Once the apology was kiboshed, Pride suggested barring the RNC from its parade in July.

The Justice Department and the RNC had no comment on Friday, according to The Telegraph. However, RNC Chief Joe Boland said in response that the 1993 investigation into indecent acts in Village Shopping Centre bathrooms did not target homosexual men.

“I can assure you that this investigation was not carried out for the purpose of targeting homosexual men,” Boland said in a statement. “The investigative techniques used by the RNC in these cases were not challenged or criticized by the court.”

Justice Minister Andrew Parsons said he was surprised to learn about the potential ban after he read it in The Telegram.

“I don’t mind saying I’m disappointed when we have the threat of cutting out a political party or a police force from a public gathering, from the Pride Parade,” he said. “This was literally never discussed in any conversation and I don’t think that’s productive.”

In November, Prime Minister Justin Trudeau apologized to the LGBTQ community in Canada for past-alleged mistreatment after a $100 million class-action lawsuit was awarded to former military members and federal employees alleging discrimination for their sexual orientation. Davis-Power was involved in working on that apology as well.

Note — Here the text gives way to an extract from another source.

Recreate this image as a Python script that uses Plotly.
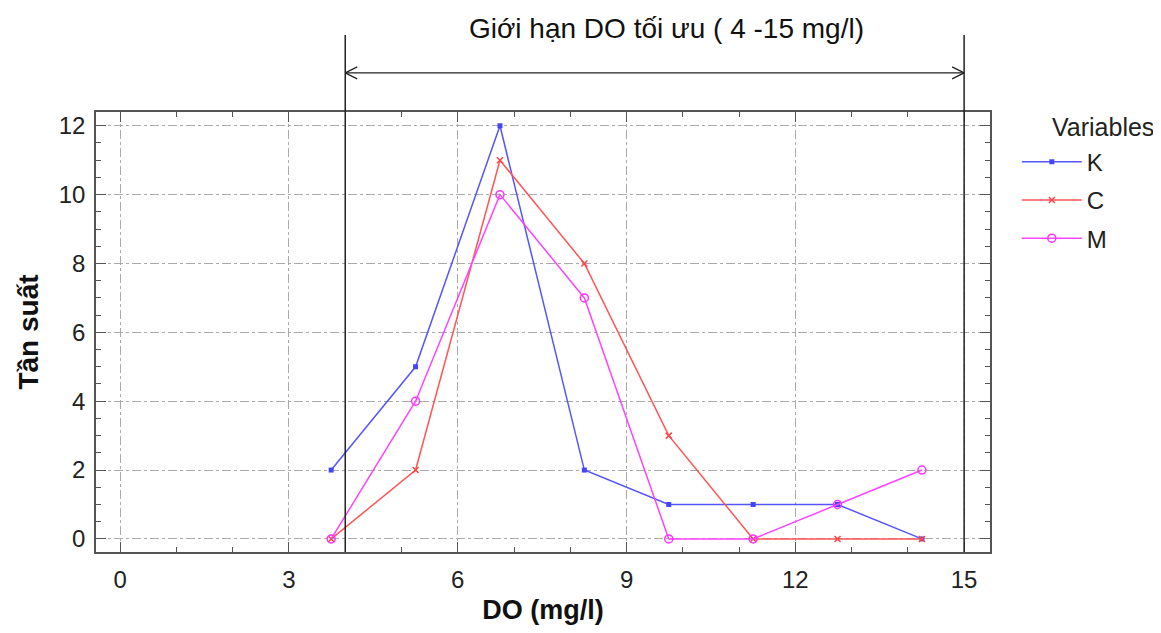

In June 2016, Toronto police chief Mark Saunders apologized to the LGBTQ community for bathhouse raids by police in 1981 that resulted in the arrest of 300 men.

Cole said that to suggest what was taking place in the mall bathroom when he was solicited for sex at age 11 was simply a homosexual sex ring with like-minded individuals is wrong because he was just a kid.

Cole said it’s something he will never forget, and he wants people to know that it was far more serious than some may remember.